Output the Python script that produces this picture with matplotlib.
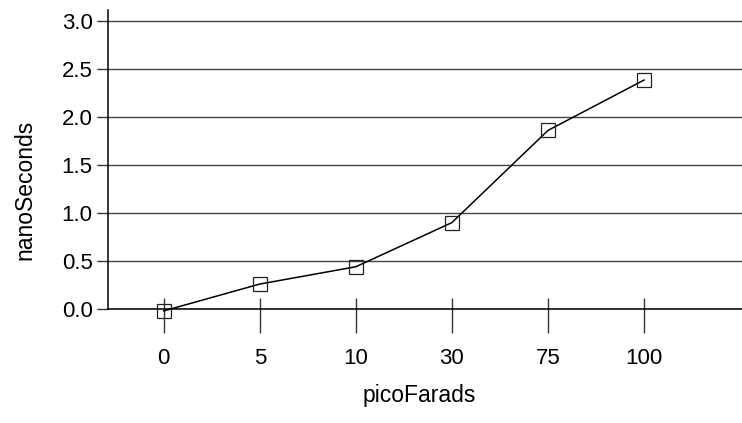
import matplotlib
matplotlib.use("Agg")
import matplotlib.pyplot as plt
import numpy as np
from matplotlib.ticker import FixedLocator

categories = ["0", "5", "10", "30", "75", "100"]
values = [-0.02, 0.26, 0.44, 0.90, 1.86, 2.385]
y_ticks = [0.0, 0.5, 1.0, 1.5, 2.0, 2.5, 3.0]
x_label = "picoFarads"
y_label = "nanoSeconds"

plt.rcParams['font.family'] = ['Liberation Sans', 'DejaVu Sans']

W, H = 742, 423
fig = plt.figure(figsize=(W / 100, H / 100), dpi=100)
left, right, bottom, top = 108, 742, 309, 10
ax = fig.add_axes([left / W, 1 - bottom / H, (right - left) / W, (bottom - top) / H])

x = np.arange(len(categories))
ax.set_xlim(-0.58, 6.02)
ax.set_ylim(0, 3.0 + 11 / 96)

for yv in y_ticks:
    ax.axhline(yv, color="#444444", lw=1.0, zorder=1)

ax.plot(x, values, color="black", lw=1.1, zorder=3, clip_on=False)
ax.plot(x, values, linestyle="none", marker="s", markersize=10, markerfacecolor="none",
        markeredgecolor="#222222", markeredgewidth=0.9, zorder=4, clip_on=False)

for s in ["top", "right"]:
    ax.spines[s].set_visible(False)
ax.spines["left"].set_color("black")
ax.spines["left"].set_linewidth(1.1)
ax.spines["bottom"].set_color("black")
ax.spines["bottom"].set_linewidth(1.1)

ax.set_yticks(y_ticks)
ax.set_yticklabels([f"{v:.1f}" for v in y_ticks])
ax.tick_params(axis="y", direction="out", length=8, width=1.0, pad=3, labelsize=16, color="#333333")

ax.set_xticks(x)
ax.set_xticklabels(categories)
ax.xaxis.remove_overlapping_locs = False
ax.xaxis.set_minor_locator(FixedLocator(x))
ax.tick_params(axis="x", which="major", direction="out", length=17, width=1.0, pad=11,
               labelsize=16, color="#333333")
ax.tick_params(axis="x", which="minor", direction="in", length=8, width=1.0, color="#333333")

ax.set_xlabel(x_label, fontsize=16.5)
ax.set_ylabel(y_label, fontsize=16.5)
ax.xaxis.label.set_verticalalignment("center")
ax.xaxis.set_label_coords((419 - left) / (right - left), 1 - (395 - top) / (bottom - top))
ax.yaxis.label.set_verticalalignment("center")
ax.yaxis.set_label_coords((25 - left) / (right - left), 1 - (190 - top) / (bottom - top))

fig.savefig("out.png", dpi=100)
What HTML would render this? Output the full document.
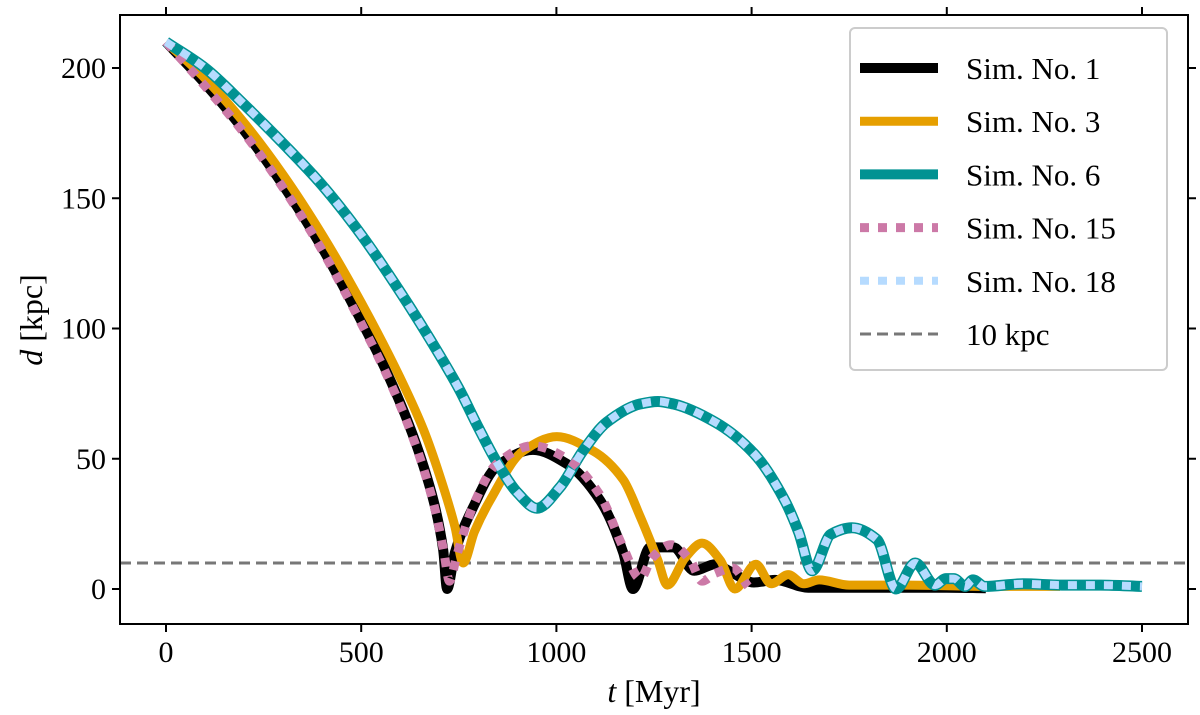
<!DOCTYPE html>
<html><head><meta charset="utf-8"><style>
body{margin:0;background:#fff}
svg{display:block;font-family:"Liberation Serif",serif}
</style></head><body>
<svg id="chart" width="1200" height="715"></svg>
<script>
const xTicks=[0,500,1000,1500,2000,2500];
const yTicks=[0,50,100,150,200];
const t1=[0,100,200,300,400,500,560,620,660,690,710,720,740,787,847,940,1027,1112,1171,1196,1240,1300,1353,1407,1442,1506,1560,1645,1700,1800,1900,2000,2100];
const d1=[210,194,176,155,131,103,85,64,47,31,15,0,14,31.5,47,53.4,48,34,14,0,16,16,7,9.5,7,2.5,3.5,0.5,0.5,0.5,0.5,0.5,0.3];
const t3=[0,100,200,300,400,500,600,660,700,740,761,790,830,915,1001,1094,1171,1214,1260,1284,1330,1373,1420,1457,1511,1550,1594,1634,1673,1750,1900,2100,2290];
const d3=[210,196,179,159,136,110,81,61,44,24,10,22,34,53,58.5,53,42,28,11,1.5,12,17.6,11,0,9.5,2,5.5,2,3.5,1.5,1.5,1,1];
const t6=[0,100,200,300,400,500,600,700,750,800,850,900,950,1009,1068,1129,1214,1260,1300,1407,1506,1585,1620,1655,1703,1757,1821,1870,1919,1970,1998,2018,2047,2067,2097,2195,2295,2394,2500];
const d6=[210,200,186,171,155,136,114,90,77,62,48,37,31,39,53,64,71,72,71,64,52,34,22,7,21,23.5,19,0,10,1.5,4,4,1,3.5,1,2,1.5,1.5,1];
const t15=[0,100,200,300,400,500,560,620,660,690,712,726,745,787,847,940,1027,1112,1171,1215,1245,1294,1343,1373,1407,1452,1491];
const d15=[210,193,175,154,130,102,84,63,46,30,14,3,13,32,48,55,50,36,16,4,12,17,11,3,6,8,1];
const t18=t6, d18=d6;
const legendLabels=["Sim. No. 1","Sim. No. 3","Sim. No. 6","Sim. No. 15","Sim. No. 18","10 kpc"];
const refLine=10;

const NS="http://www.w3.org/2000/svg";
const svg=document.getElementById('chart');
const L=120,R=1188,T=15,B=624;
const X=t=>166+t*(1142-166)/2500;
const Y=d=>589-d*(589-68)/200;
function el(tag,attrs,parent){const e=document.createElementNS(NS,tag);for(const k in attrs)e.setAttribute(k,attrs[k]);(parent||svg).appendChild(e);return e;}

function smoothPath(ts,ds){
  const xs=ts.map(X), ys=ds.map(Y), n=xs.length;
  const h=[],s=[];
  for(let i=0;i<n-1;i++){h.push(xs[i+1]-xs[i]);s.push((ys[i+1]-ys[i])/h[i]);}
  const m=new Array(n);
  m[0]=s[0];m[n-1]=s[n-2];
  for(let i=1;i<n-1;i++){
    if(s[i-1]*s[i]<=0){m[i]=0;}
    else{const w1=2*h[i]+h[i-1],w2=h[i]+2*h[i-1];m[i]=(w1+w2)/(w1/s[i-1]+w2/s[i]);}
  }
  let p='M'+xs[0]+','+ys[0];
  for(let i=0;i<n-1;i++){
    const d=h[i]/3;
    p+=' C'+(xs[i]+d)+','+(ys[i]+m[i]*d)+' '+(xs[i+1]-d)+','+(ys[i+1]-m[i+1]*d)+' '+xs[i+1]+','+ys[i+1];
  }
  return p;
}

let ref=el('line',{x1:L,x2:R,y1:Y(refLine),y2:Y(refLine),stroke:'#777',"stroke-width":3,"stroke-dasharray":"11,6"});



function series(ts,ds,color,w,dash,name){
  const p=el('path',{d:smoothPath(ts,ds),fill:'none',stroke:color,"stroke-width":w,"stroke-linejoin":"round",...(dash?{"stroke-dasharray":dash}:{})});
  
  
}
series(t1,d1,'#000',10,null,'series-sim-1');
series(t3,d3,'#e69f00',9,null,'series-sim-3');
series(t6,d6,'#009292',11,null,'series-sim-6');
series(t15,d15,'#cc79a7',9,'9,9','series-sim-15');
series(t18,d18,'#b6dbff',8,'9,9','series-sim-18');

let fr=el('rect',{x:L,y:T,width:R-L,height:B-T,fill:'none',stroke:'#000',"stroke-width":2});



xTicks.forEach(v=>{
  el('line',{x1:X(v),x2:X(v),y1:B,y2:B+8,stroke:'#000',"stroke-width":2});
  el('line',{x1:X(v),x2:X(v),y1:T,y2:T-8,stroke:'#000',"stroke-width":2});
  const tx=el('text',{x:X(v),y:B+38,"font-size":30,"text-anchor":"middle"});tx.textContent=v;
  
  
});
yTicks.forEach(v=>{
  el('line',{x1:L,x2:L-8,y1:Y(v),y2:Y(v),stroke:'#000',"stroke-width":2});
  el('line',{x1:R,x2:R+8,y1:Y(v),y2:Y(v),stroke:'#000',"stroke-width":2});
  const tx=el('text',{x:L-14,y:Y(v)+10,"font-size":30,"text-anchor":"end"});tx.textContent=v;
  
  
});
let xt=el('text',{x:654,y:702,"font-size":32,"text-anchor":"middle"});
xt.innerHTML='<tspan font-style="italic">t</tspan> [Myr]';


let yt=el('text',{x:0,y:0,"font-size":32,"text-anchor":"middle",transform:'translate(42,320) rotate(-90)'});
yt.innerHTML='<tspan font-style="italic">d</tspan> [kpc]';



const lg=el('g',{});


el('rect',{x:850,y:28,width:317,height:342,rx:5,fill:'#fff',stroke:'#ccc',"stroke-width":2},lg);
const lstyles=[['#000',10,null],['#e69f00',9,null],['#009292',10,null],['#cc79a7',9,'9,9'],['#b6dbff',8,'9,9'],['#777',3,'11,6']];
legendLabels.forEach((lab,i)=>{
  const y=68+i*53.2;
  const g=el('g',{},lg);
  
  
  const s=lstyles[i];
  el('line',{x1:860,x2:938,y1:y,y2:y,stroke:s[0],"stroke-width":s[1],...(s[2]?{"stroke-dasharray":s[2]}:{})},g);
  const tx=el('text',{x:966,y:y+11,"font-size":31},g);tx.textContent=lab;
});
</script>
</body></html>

--------

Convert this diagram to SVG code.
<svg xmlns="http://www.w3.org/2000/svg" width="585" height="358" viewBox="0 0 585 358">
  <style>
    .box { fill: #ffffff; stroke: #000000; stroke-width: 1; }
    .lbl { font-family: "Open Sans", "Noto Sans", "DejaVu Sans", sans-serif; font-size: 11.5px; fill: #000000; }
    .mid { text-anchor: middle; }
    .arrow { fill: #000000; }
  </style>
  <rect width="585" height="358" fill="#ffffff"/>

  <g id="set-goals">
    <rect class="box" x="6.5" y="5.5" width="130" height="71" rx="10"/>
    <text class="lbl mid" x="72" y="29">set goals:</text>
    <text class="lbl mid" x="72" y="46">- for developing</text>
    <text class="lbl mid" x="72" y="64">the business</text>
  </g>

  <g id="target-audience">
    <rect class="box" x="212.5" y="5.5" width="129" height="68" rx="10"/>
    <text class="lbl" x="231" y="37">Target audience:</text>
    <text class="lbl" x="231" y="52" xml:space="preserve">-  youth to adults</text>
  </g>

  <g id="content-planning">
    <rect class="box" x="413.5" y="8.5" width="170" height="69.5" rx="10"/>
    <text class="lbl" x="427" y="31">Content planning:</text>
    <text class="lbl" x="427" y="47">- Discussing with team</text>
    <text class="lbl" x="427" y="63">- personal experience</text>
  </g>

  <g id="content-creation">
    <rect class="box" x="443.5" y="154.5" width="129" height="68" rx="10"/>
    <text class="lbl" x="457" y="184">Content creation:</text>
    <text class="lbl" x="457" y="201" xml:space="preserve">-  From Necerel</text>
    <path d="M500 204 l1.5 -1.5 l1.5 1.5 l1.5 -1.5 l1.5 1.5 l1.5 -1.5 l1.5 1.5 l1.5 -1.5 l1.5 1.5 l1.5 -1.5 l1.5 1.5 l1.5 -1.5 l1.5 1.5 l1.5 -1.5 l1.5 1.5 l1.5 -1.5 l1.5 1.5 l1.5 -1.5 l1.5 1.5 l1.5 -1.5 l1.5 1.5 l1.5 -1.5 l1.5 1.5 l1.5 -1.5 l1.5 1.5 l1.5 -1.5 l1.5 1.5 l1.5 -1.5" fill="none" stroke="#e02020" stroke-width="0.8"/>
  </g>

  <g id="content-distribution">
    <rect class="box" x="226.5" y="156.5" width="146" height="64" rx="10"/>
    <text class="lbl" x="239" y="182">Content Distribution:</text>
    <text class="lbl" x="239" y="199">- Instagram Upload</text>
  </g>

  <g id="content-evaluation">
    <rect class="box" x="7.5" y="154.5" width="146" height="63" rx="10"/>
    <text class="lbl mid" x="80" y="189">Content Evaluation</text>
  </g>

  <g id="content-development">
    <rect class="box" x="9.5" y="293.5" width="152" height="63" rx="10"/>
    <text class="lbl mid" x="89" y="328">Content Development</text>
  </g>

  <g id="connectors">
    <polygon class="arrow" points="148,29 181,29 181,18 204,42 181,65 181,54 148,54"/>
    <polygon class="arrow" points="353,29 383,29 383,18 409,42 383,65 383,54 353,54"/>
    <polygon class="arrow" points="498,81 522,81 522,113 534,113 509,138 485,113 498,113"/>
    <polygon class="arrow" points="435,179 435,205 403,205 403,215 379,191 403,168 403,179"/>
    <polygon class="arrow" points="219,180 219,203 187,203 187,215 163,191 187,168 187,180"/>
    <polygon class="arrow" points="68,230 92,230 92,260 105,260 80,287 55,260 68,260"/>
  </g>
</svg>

--------

● Exercise directions
Reproduce nothing but the lines from the one with "Output the Python" to the one with "ax = fig.add_axes([left", both lines included, and keep every picture out of the copy.

● Answer to the task
Output the Python script that produces this picture with matplotlib.
import matplotlib
matplotlib.use("Agg")
import matplotlib.pyplot as plt
import numpy as np
from matplotlib.ticker import FixedLocator

categories = ["0", "5", "10", "30", "75", "100"]
values = [-0.02, 0.26, 0.44, 0.90, 1.86, 2.385]
y_ticks = [0.0, 0.5, 1.0, 1.5, 2.0, 2.5, 3.0]
x_label = "picoFarads"
y_label = "nanoSeconds"

plt.rcParams['font.family'] = ['Liberation Sans', 'DejaVu Sans']

W, H = 742, 423
fig = plt.figure(figsize=(W / 100, H / 100), dpi=100)
left, right, bottom, top = 108, 742, 309, 10
ax = fig.add_axes([left / W, 1 - bottom / H, (right - left) / W, (bottom - top) / H])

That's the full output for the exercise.